Reason given for the change in the budget is that governmental filing requirements are difficult. The message says, “Schedule D and the associated forms and instructions are more complicated than necessary because of the special 25 percent and 28 percent rates that apply in only a small fraction of cases.”

The government is obviously concerned with how you spend your time accounting for tax dollars that need to be paid. “For example, the 28 percent rate requires an extra column on Schedule D and two worksheets of 51 and 7 lines, but affects only about 1 percent of taxpayers with capital gains (about 240,000 taxpayers).”

There are also complicated rules for calculating how these provisions interact with other capital gains and losses in particular cases. The report continues, “Eliminating the 25 and 28 percent special rates would simplify capital gains forms and calculations. About one in five taxpayers (more than 20 million) report capital gain or loss in a given year, and more than twice as many taxpayers report.”

Provisions of the 1982 TEFRA law affecting collectibles were added in a midnight conference, without public hearing, which is certainly legal and perhaps not even unusual – but it took the coin industry by surprise.

I was at an ANA convention when we learned that Congress was considering this legislation and, in that pre-cell phone era, stood off the convention floor dictating telegrams to the Western Union operator that eventually cost over $3,000 to have delivered – even though it was after a key vote.

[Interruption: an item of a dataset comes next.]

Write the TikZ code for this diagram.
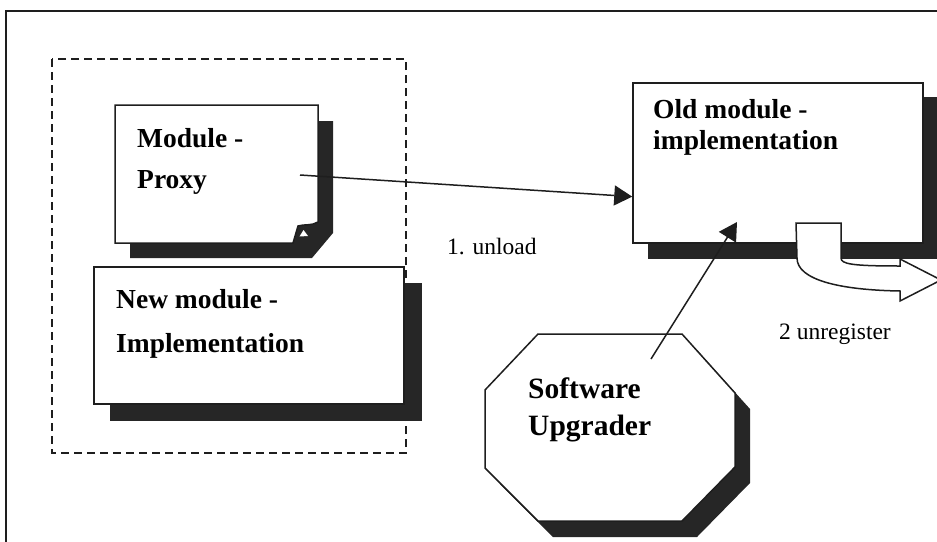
\documentclass[tikz,border=0pt]{standalone}
\usepackage{fontspec}
\setmainfont{Liberation Serif}
\usetikzlibrary{arrows.meta}
\definecolor{ink}{HTML}{1E1E1E}
\definecolor{shade}{HTML}{262626}
\begin{document}
\begin{tikzpicture}[x=1pt,y=-1pt,
  frame/.style={draw=ink,line width=1.6pt},
  boxline/.style={draw=ink,line width=1.5pt,fill=white},
  shadow/.style={fill=shade},
  plainbox/.style={boxline,rectangle,inner sep=0pt},
  label/.style={font=\fontsize{27.5}{30}\selectfont\bfseries,anchor=base west,inner sep=0pt},
  biglabel/.style={label,font=\fontsize{29.5}{32}\selectfont\bfseries},
  note/.style={font=\fontsize{23.5}{26}\selectfont,anchor=base west,inner sep=0pt},
  conn/.style={draw=ink,line width=1.5pt,-{Triangle[length=18pt,width=20pt]}},
  groupline/.style={draw=ink,line width=1.5pt,dash pattern=on 8pt off 5pt},
]
\useasboundingbox (0,0) rectangle (937,541);
\clip (0,0) rectangle (937,541);

% outer frame (open at right and bottom)
\draw[frame] (940,11) -- (6,11) -- (6,545);

% group holding proxy and new implementation
\draw[groupline] (52,59) rectangle (406,453);

% --- Module proxy: page with curled corner and bevelled shadow
\fill[shadow] (130,121) -- (333,121) -- (333,233) -- (312,258) -- (130,258) -- cycle;
\draw[boxline] (115,105) -- (318,105) -- (318,222)
  .. controls (312,226) and (304,224) .. (298,226) -- (293,243) -- (115,243) -- cycle;
\fill[white] (299.5,236.5) -- (303.5,230) -- (308,236) -- cycle;
\node[inner sep=0pt,minimum width=203pt,minimum height=138pt] (proxy) at (216.5,174) {};
\node[label] (proxy-l1) at (137,147) {Module -};
\node[label] (proxy-l2) at (137,188) {Proxy};

% --- New module implementation
\fill[shadow] (110,283) rectangle (422,421);
\node[plainbox,minimum width=310pt,minimum height=137pt] (newmod) at (249,335.5) {};
\node[label] (newmod-l1) at (116,308) {New module -};
\node[label] (newmod-l2) at (116,352) {Implementation};

% --- Old module implementation
\fill[shadow] (648,97) rectangle (945,259);
\node[plainbox,minimum width=290pt,minimum height=160pt] (oldmod) at (778,163) {};
\node[label] (oldmod-l1) at (653,118) {Old module -};
\node[label] (oldmod-l2) at (653,149) {implementation};

% --- Software upgrader (octagon)
\fill[shadow,shift={(15,16)}] (538,334) -- (682,334) -- (735,393) -- (735,467)
  -- (682,521) -- (538,521) -- (485,468) -- (485,390) -- cycle;
\draw[boxline] (538,334) -- (682,334) -- (735,393) -- (735,467)
  -- (682,521) -- (538,521) -- (485,468) -- (485,390) -- cycle;
\node[inner sep=0pt,minimum width=250pt,minimum height=187pt] (upg) at (610,427.5) {};
\node[biglabel] (upg-l1) at (528,398) {Software};
\node[biglabel] (upg-l2) at (528,435) {Upgrader};

% --- connectors
\coordinate (proxy-src) at (300,175);
\draw[conn] (proxy-src) -- (oldmod.193);
\coordinate (upg-src) at (651,359);
\coordinate (old-hit) at (737,222);
\draw[conn] (upg-src) -- (old-hit);

\node[note] (unload) at (447,254) {1. unload};
\node[note] (unreg) at (779,339) {2 unregister};

% bent block arrow leaving the old module
\draw[boxline] (796,223) -- (841,223) -- (841,258)
  .. controls (841,264) and (852,266) .. (900,266) -- (900,259) -- (941,280)
  -- (900,301) -- (900,291) .. controls (840,290) and (797,280) .. (797,258) -- cycle;
\end{tikzpicture}
\end{document}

ICTA has lobbied for more than 25 years to right the wrongs of TEFRA, including the taxation of collectibles – and has since found friends in powerful places. Before too long, it may well be up for consideration to change the rate of capital gain tax on collectibles, and to also allow collectibles – coins in particular – back in self-directed plans.

Whether that finally yields results will be up to the tax-writing committees of Congress. And to their constituents who care enough to write their members of Congress asking for help righting a wrong of a generation ago.